Her next stop was New Zealand for four years.
“It was marvelous, but a very long way from home… Each different place in the world is such a jigsaw of physical landscape and cultures and all the external influences past and present,” says Ball.
No matter where she taught, she says she used many games over the years to aid her lessons in the classroom. Some games were from nonprofit websites like Save the Children, which had a game about conflict and migration and an online game called Quizzed.
“I used to make games, like a sort of board game, of whatever it was we were doing – trying to make it a little different for students,” says Ball. “They enjoyed being able to learn stuff at the same time as having fun with their friends. Students love to learn, but if they can have a laugh with their friends as well, they like it even more.”
Ball says she has had the pleasure of traveling to more than a dozen countries throughout her life, including France, Germany, Spain, the Netherlands, Morocco, Japan, Vietnam, Panama, Cuba, and Ecuador, and that she’s loved all of them in different ways.
“You can’t have a favorite,” laughs Ball. “It’s like if you had children. I think if you’ve never traveled, or experienced another place, then it’s very hard to understand your own experience. I think a geographer should see the world, but it’s more than making a photo album. It’s about making relationships in those countries – a fully immersive experience.”
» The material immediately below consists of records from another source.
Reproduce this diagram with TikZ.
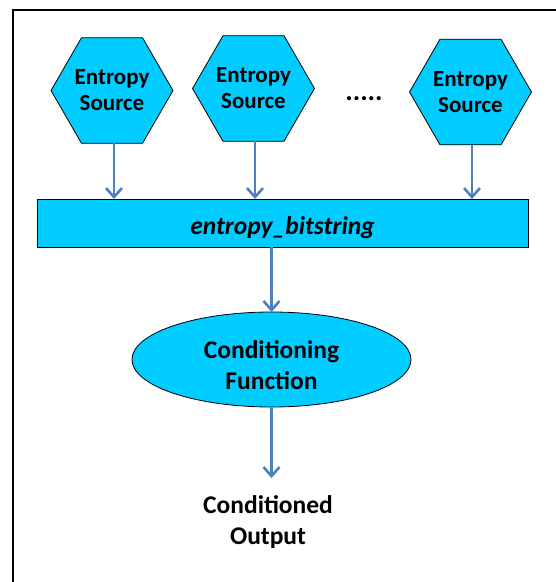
\documentclass[tikz,border=0pt]{standalone}
\usepackage{fontspec}
\setmainfont{Carlito}
\usetikzlibrary{shapes.geometric,arrows.meta}
\definecolor{fillcyan}{RGB}{0,204,255}
\definecolor{flowblue}{RGB}{79,129,189}
\begin{document}
\begin{tikzpicture}[x=1pt,y=-1pt,
  hexsrc/.style={regular polygon, regular polygon sides=6,
    minimum size=121pt, inner sep=0pt, outer sep=0pt, draw=black, line width=0.8pt,
    fill=fillcyan, align=center, font=\fontsize{23}{26}\selectfont\bfseries},
  barbox/.style={rectangle, draw=black, line width=0.8pt, fill=fillcyan,
    minimum width=491pt, minimum height=48pt, inner sep=0pt, outer sep=0pt},
  condfn/.style={ellipse, draw=black, line width=0.8pt, fill=fillcyan,
    minimum width=279pt, minimum height=95pt, inner sep=0pt, outer sep=0pt},
  bartext/.style={inner sep=0pt, font=\fontsize{25.5}{30}\selectfont\bfseries\itshape},
  plain/.style={align=center, inner sep=0pt, font=\fontsize{25.5}{31.5}\selectfont\bfseries},
  flow/.style={draw=flowblue, line width=2.6pt, -{Straight Barb[length=9pt,width=16pt]}}
]
  % canvas
  \useasboundingbox (0,0) rectangle (556,582);
  \fill[white] (0,0) rectangle (556,582);
  % frame: top and left edges
  \draw[line width=2.5pt] (13,582) -- (13,10) -- (556,10);

  % entropy sources
  \node[hexsrc] (s1) at (112,90.5) {Entropy\\Source};
  \node[hexsrc] (s2) at (253.5,88.5) {Entropy\\Source};
  \node[hexsrc] (s3) at (470.5,92) {Entropy\\Source};
  \node[font=\fontsize{28}{30}\selectfont\bfseries] (dots) at (364,99) {.....};

  % collected bitstring
  \node[barbox] (bar) at (282.5,223) {};
  \node[bartext] (bartxt) at ([yshift=-5pt]bar.center) {entropy\_bitstring};

  % conditioning stage
  \node[condfn] (cf) at (271.5,359.5) {};
  \node[plain] (cftxt) at ([yshift=-5.5pt]cf.center) {Conditioning\\Function};
  \node[plain] (out) at (268,522) {Conditioned\\Output};
  \coordinate (outtop) at (271,478);

  % connectors
  \draw[flow] ([xshift=2pt]s1.south) -- ([xshift=2pt]s1.south |- bar.north);
  \draw[flow] ([xshift=1.5pt]s2.south) -- ([xshift=1.5pt]s2.south |- bar.north);
  \draw[flow] ([xshift=1.5pt]s3.south) -- ([xshift=1.5pt]s3.south |- bar.north);
  \draw[flow] (cf.north |- bar.south) -- (cf.north);
  \draw[flow] (cf.south) -- (cf.south |- outtop);
\end{tikzpicture}
\end{document}
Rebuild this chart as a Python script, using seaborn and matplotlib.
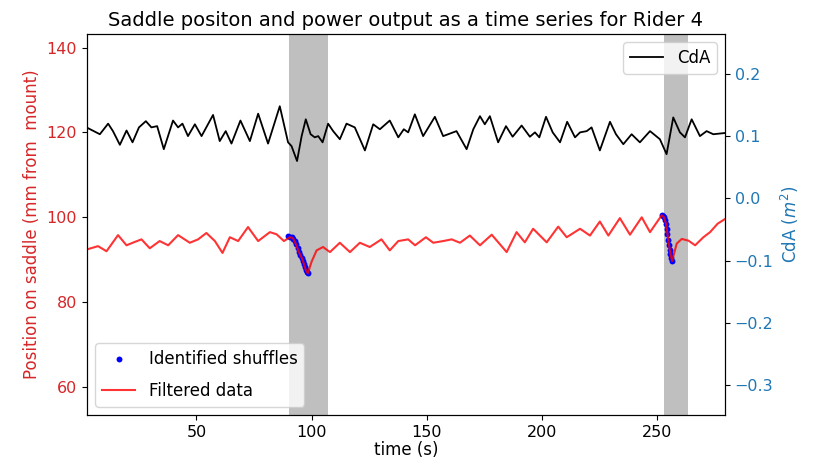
import matplotlib
matplotlib.use("Agg")
import matplotlib.pyplot as plt
import seaborn as sns

plt.rcParams['font.size'] = 12
plt.rcParams['axes.titlesize'] = 14
plt.rcParams['axes.labelsize'] = 12
plt.rcParams['xtick.labelsize'] = 11.5
plt.rcParams['ytick.labelsize'] = 11.5
plt.rcParams['legend.fontsize'] = 12

# CdA time series (black line, right axis)
cda_time = [2.2, 8.0, 11.6, 13.7, 16.7, 19.6, 22.2, 25.0, 28.0, 30.4, 32.9, 35.8,
            39.8, 42.0, 43.9, 46.3, 49.3, 52.2, 57.2, 60.1, 62.7, 65.2, 69.1, 73.2,
            76.8, 81.1, 86.2, 89.8, 91.3, 93.7, 95.7, 97.5, 99.6, 101.4, 102.9, 104.8,
            107.2, 109.4, 112.3, 115.2, 118.8, 123.2, 126.8, 129.7, 134.0, 137.7, 140.1,
            142.0, 144.9, 148.5, 153.6, 157.2, 163.0, 167.4, 170.3, 173.2, 175.3, 177.5,
            181.1, 184.5, 187.4, 191.3, 194.9, 197.1, 199.0, 201.9, 204.8, 208.0, 211.1,
            214.5, 216.7, 219.6, 221.7, 225.3, 229.7, 232.3, 235.5, 239.1, 242.7, 247.1,
            251.4, 254.3, 257.2, 260.1, 262.3, 265.2, 268.8, 271.7, 274.6, 279.7]
cda_vals = [0.114, 0.103, 0.120, 0.108, 0.086, 0.109, 0.090, 0.114, 0.124, 0.114, 0.116, 0.079,
            0.125, 0.114, 0.120, 0.100, 0.119, 0.100, 0.134, 0.092, 0.108, 0.088, 0.125, 0.092,
            0.136, 0.088, 0.148, 0.090, 0.084, 0.060, 0.100, 0.127, 0.103, 0.098, 0.100, 0.090,
            0.120, 0.108, 0.095, 0.120, 0.114, 0.077, 0.119, 0.111, 0.125, 0.098, 0.111,
            0.106, 0.135, 0.100, 0.131, 0.100, 0.108, 0.079, 0.111, 0.132, 0.119, 0.132,
            0.090, 0.116, 0.099, 0.117, 0.099, 0.106, 0.098, 0.131, 0.106, 0.090, 0.123,
            0.098, 0.106, 0.108, 0.114, 0.077, 0.123, 0.103, 0.087, 0.103, 0.090, 0.108,
            0.095, 0.071, 0.130, 0.106, 0.098, 0.127, 0.100, 0.108, 0.103, 0.105]

# filtered saddle position (red line, left axis)
saddle_time = [2.2, 7.2, 10.9, 15.9, 19.6, 23.2, 26.1, 29.7, 34.0, 37.7, 42.0, 47.1,
               50.7, 54.3, 58.0, 61.3, 64.5, 68.1, 72.4, 76.8, 81.9, 84.8, 88.0, 90.6,
               91.9, 93.2, 94.5, 95.8, 96.7, 97.5, 98.4, 100.0, 102.2, 105.0, 108.0, 112.3,
               116.7, 121.0, 125.3, 130.4, 134.0, 137.7, 142.0, 145.0, 149.7, 152.9, 157.2,
               160.9, 164.5, 168.8, 173.2, 178.3, 184.8, 189.1, 192.7, 196.3, 202.2, 207.2,
               210.9, 216.7, 221.0, 225.3, 229.0, 234.0, 238.4, 243.5, 247.1, 252.2, 253.2,
               254.1, 254.7, 255.4, 256.0, 256.7, 258.7, 260.9, 263.8, 266.7, 270.3, 273.2,
               276.5, 279.7]
saddle_vals = [92.4, 93.2, 92.0, 95.8, 93.4, 94.2, 94.8, 92.7, 94.4, 93.4, 95.8, 94.0,
               94.8, 96.3, 94.4, 91.6, 95.3, 94.4, 97.7, 94.4, 96.5, 96.0, 94.4, 95.3,
               95.1, 93.7, 91.8, 90.4, 89.0, 87.6, 86.8, 89.5, 92.2, 93.0, 91.8, 94.0,
               91.8, 94.0, 93.0, 94.8, 92.2, 94.4, 94.8, 93.4, 95.3, 94.0, 94.4,
               94.8, 94.0, 95.7, 93.4, 95.9, 91.8, 96.5, 94.1, 97.3, 94.1, 97.8,
               95.3, 97.3, 95.7, 99.0, 95.7, 99.8, 95.9, 100.0, 96.5, 100.5, 100.0,
               98.4, 96.0, 93.4, 91.3, 89.7, 93.8, 94.9, 94.5, 93.4, 95.3, 96.5,
               98.5, 99.6]

# identified shuffles (blue dots)
shuffle_time = [89.8, 90.6, 91.3, 91.9, 92.6, 93.2, 93.9, 94.5, 95.2, 95.8, 96.3, 96.7,
                97.1, 97.5, 98.0, 98.4,
                252.2, 252.7, 253.2, 253.7, 254.1, 254.4, 254.7, 255.0, 255.4, 255.7,
                256.0, 256.4, 256.7]
shuffle_vals = [95.5, 95.4, 95.3, 95.0, 94.5, 93.7, 92.7, 91.8, 91.1, 90.4, 89.7, 89.0,
                88.3, 87.6, 87.1, 86.8,
                100.5, 100.3, 100.0, 99.3, 98.4, 97.2, 96.0, 94.7, 93.4, 92.3,
                91.3, 90.4, 89.7]

# shuffle windows (s)
shuffle_windows = [(90.2, 107.0), (253.2, 263.8)]

fig = plt.figure(figsize=(8.15, 4.62), dpi=100)
ax1 = fig.add_axes([0.1067, 0.1017, 0.7829, 0.8247])
ax2 = ax1.twinx()

for start, end in shuffle_windows:
    ax1.axvspan(start, end, color='gray', alpha=0.5, lw=0, zorder=0)

sns.scatterplot(x=shuffle_time, y=shuffle_vals, ax=ax1, color='blue', s=18,
                linewidth=0, marker='o', label='Identified shuffles', zorder=3)
sns.lineplot(x=saddle_time, y=saddle_vals, ax=ax1, color='red', alpha=0.8,
             lw=1.5, estimator=None, sort=False, label='Filtered data', zorder=4)
sns.lineplot(x=cda_time, y=cda_vals, ax=ax2, color='black', lw=1.3,
             estimator=None, sort=False, label='CdA')

ax1.set_xlim(2.4, 279.7)
ax1.set_ylim(53.4, 143.2)
ax2.set_ylim(-0.348, 0.264)
ax1.set_xticks([50, 100, 150, 200, 250])
ax1.set_yticks([60, 80, 100, 120, 140])
ax2.set_yticks([-0.3, -0.2, -0.1, 0.0, 0.1, 0.2])

ax1.set_xlabel('time (s)', labelpad=1)
ax1.set_ylabel('Position on saddle (mm from  mount)', color='tab:red')
ax2.set_ylabel('CdA ($m^2$)', color='tab:blue')
ax1.tick_params(axis='y', labelcolor='tab:red')
ax2.tick_params(axis='y', labelcolor='tab:blue')
ax1.set_title('Saddle positon and power output as a time series for Rider 4')

ax1.legend(loc='lower left', labelspacing=0.85)
ax2.legend(loc='upper right')

fig.savefig('out.png', dpi=100)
Even with those diverse experiences, however, Ball says she still has a lot more to learn about our massive world. “Three or four years living and working there somewhere, you only begin to scratch the surface,” she says.
One day, Ball was inspired to create Geography Cat for her students.
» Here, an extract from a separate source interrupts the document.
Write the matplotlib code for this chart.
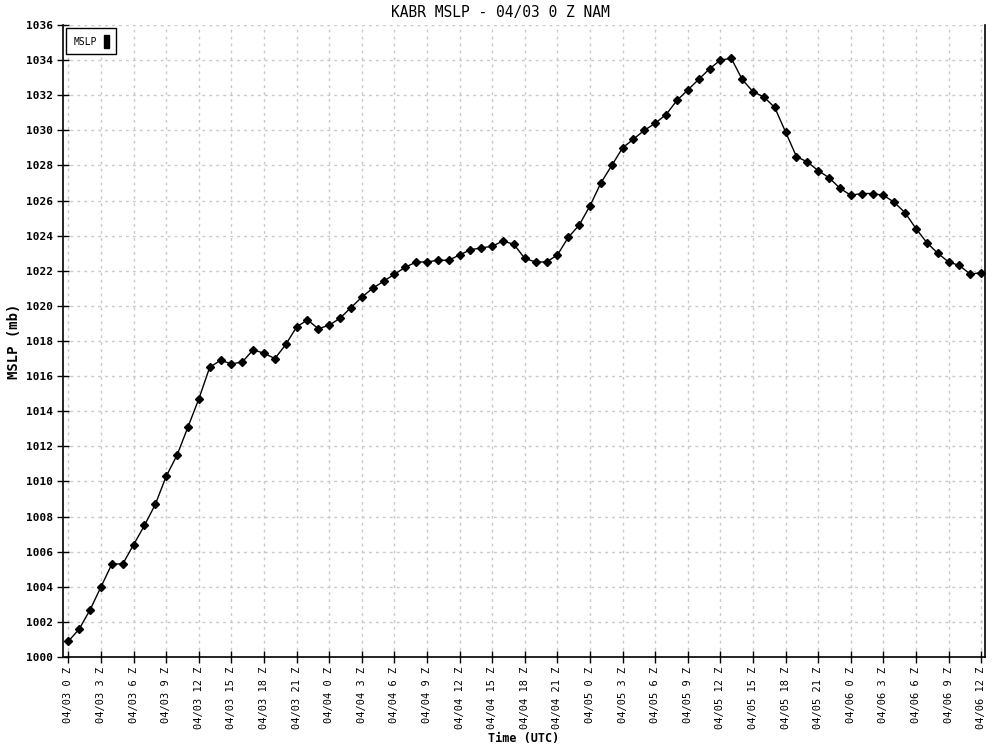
import matplotlib.pyplot as plt
from matplotlib.patches import Patch

# hourly forecast hours 0..84 from 04/03 0 Z
hours = list(range(85))
mslp = [
    1000.9, 1001.6, 1002.7, 1004.0, 1005.3, 1005.3, 1006.4, 1007.5, 1008.7, 1010.3,
    1011.5, 1013.1, 1014.7, 1016.5, 1016.9, 1016.7, 1016.8, 1017.5, 1017.3, 1017.0,
    1017.8, 1018.8, 1019.2, 1018.7, 1018.9, 1019.3, 1019.9, 1020.5, 1021.0, 1021.4,
    1021.8, 1022.2, 1022.5, 1022.5, 1022.6, 1022.6, 1022.9, 1023.2, 1023.3, 1023.4,
    1023.7, 1023.5, 1022.7, 1022.5, 1022.5, 1022.9, 1023.9, 1024.6, 1025.7, 1027.0,
    1028.0, 1029.0, 1029.5, 1030.0, 1030.4, 1030.9, 1031.7, 1032.3, 1032.9, 1033.5,
    1034.0, 1034.1, 1032.9, 1032.2, 1031.9, 1031.3, 1029.9, 1028.5, 1028.2, 1027.7,
    1027.3, 1026.7, 1026.3, 1026.4, 1026.4, 1026.3, 1025.9, 1025.3, 1024.4, 1023.6,
    1023.0, 1022.5, 1022.3, 1021.8, 1021.9,
]

tick_hours = list(range(0, 85, 3))
tick_labels = [
    "04/03 0 Z", "04/03 3 Z", "04/03 6 Z", "04/03 9 Z", "04/03 12 Z", "04/03 15 Z",
    "04/03 18 Z", "04/03 21 Z", "04/04 0 Z", "04/04 3 Z", "04/04 6 Z", "04/04 9 Z",
    "04/04 12 Z", "04/04 15 Z", "04/04 18 Z", "04/04 21 Z", "04/05 0 Z", "04/05 3 Z",
    "04/05 6 Z", "04/05 9 Z", "04/05 12 Z", "04/05 15 Z", "04/05 18 Z", "04/05 21 Z",
    "04/06 0 Z", "04/06 3 Z", "04/06 6 Z", "04/06 9 Z", "04/06 12 Z",
]
y_ticks = list(range(1000, 1037, 2))

plt.rcParams["font.family"] = "DejaVu Sans Mono"

fig = plt.figure(figsize=(10, 7.5), dpi=100)
ax = fig.add_axes([0.063, 0.124, 0.922, 0.8427])

ax.plot(hours, mslp, color="black", linewidth=1, marker="D", markersize=4.5,
        label="MSLP", zorder=3)

ax.set_xlim(-0.5, 84.35)
ax.set_ylim(1000, 1036)
ax.set_xticks(tick_hours)
ax.set_xticklabels(tick_labels, rotation=90, fontsize=7.5)
ax.set_yticks(y_ticks)
ax.set_yticklabels([str(v) for v in y_ticks], fontsize=8, fontweight="bold")
ax.tick_params(direction="inout", length=8, width=1, color="black", pad=3)

ax.grid(True, color="#c8c8c8", linestyle=(0, (2, 3)), linewidth=1)
ax.set_axisbelow(True)
ax.spines["top"].set_visible(False)
for s in ["left", "bottom", "right"]:
    ax.spines[s].set_linewidth(1.2)

fig.text(0.5, 0.984, "KABR MSLP - 04/03 0 Z NAM", fontsize=10.5,
         ha="center", va="center")
ax.set_ylabel("MSLP (mb)", fontsize=10, fontweight="bold", labelpad=4)
ax.set_xlabel("Time (UTC)", fontsize=8.5, fontweight="bold", labelpad=2)

handle = Patch(facecolor="black", edgecolor="black")
leg = ax.legend([handle], ["MSLP"], loc="upper left", markerfirst=False,
                handlelength=0.5, handleheight=1.6, fontsize=7, fancybox=False,
                framealpha=1, edgecolor="black", borderaxespad=0.35,
                borderpad=0.7, handletextpad=0.8)
leg.get_frame().set_linewidth(1)

fig.savefig("out.png", dpi=100)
“The first part was for my students who take their exams at 16. It started as a way for me to help them with their homework, and then other students and other schools started using it,” says Ball, who has won awards for her project. Ball adds that she has received very positive feedback and heard from students on how it has helped them improve their grades.
Ball explains that her project was created very specifically for the exams she knew students would be taking. “My articles on Geography Cat were like an exam question, and included the answer, but it looked like an online article,” says Ball. “They could mark it and take out what was unnecessary, and I was hoping that because I made it online, that kids could access it whenever they wanted to. It was always there when they needed it.” In this way, Ball was teaching students how to structure an answer on their exam.
Today, she says, Geography Cat is much more about its adult readership.
“Some are just so enthusiastic,” Ball says about her followers. “The people who read Geography Cat and follow it want to read as much as they can and share. There’s a Facebook group where people post pictures of where they live. It’s about communication, really. A lot of the fans are elderly people who can’t travel now, but they did in the past, and they use the platform to visit places they’ve gone before.”
Although Ball has recently left teaching, she carries on with Geography Cat because it continues to help so many.
According to the former teacher, geography is more than learning about other places.
“It’s more about looking out than looking in,” she explains. “There’s something a little creative about it. Like for instance with Ike, people are creating a little story and sharing it… One of them was to get active and go outdoors, but it’s also being observant and being mindful about where you are. It gives people a sense of purpose that they’re doing it for other people, and they get people outside.”
Ball remembers back during the pandemic, she got into a little bit of a backlog. Ike wasn’t traveling a great deal, but she continued to post things from him. By carrying on, no matter the circumstances, Ike started to get a lot of postcards from other cats.
“Every week, I go to the Post Office to pick up postcards. I think he’s got over 5,000 postcards from around the world,” says Ball, amused. “Appreciating the little things can sometimes take your mind off other worries.”